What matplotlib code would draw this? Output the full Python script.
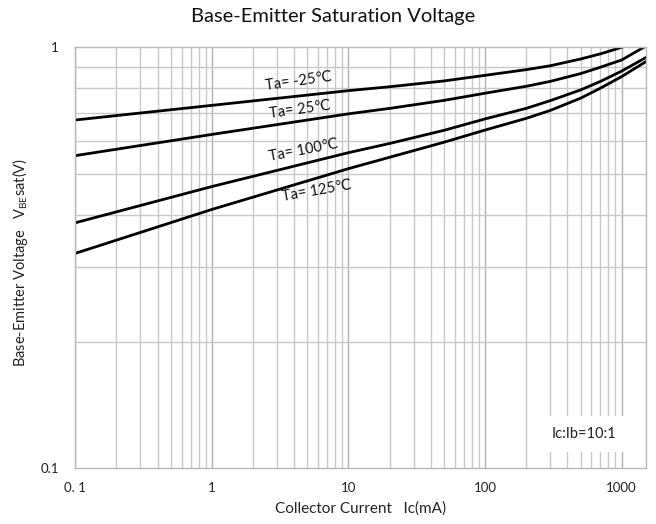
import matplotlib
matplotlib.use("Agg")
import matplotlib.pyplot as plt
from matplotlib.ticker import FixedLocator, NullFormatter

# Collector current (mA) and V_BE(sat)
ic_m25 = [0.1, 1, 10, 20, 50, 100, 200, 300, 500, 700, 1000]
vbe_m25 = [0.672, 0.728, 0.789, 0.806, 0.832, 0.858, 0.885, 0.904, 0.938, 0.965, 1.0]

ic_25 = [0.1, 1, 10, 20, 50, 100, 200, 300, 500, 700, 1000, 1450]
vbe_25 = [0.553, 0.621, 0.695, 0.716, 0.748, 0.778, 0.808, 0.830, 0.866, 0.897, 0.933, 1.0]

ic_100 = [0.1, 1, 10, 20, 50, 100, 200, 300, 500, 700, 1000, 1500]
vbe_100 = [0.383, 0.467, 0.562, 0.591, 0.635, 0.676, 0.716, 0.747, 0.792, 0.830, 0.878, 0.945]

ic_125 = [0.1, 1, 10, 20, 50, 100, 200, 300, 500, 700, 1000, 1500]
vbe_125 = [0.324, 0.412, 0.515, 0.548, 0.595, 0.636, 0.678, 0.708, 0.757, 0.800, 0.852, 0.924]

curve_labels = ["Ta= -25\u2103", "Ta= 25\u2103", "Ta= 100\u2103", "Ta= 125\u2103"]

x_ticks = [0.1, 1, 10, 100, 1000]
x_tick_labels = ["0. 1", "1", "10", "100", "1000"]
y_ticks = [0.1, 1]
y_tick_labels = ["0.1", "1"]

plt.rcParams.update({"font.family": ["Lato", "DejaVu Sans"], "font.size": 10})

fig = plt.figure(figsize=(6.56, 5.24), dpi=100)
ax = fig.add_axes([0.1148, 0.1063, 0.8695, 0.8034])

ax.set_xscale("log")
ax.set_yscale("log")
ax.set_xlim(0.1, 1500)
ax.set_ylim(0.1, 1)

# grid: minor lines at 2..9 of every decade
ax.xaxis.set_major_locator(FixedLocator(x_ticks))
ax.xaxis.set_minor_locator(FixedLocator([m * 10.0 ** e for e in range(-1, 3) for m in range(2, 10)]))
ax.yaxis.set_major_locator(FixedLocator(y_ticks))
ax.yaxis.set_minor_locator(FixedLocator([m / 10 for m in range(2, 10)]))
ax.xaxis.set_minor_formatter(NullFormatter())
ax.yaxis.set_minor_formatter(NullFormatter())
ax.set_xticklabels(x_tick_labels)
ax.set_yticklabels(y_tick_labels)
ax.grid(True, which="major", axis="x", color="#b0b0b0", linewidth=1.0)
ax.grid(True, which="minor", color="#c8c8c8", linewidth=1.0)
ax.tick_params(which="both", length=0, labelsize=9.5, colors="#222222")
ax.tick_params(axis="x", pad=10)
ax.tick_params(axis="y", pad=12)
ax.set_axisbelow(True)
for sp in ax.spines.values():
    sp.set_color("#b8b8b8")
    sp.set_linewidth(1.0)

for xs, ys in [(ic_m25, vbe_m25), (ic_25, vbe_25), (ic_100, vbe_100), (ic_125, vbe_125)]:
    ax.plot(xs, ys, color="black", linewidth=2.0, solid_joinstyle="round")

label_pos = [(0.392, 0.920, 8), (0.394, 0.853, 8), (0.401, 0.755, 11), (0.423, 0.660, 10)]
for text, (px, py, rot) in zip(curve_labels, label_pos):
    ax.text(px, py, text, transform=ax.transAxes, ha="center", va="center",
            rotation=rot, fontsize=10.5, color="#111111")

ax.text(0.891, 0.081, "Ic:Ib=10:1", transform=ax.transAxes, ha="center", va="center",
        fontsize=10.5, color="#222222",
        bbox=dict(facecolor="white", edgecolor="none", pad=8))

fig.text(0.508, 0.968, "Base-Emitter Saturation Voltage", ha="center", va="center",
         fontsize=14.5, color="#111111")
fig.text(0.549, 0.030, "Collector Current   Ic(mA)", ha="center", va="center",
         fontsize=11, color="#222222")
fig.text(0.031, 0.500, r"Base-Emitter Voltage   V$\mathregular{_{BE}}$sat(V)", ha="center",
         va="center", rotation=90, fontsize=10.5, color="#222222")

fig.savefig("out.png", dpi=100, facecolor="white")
⁂
# Set task:
Please repeat exactly the data above from its first line to the line that contains "0.800, 0.852, 0.924]", inclusive, and leave every picture out.

# The completed task:
What matplotlib code would draw this? Output the full Python script.
import matplotlib
matplotlib.use("Agg")
import matplotlib.pyplot as plt
from matplotlib.ticker import FixedLocator, NullFormatter

# Collector current (mA) and V_BE(sat)
ic_m25 = [0.1, 1, 10, 20, 50, 100, 200, 300, 500, 700, 1000]
vbe_m25 = [0.672, 0.728, 0.789, 0.806, 0.832, 0.858, 0.885, 0.904, 0.938, 0.965, 1.0]

ic_25 = [0.1, 1, 10, 20, 50, 100, 200, 300, 500, 700, 1000, 1450]
vbe_25 = [0.553, 0.621, 0.695, 0.716, 0.748, 0.778, 0.808, 0.830, 0.866, 0.897, 0.933, 1.0]

ic_100 = [0.1, 1, 10, 20, 50, 100, 200, 300, 500, 700, 1000, 1500]
vbe_100 = [0.383, 0.467, 0.562, 0.591, 0.635, 0.676, 0.716, 0.747, 0.792, 0.830, 0.878, 0.945]

ic_125 = [0.1, 1, 10, 20, 50, 100, 200, 300, 500, 700, 1000, 1500]
vbe_125 = [0.324, 0.412, 0.515, 0.548, 0.595, 0.636, 0.678, 0.708, 0.757, 0.800, 0.852, 0.924]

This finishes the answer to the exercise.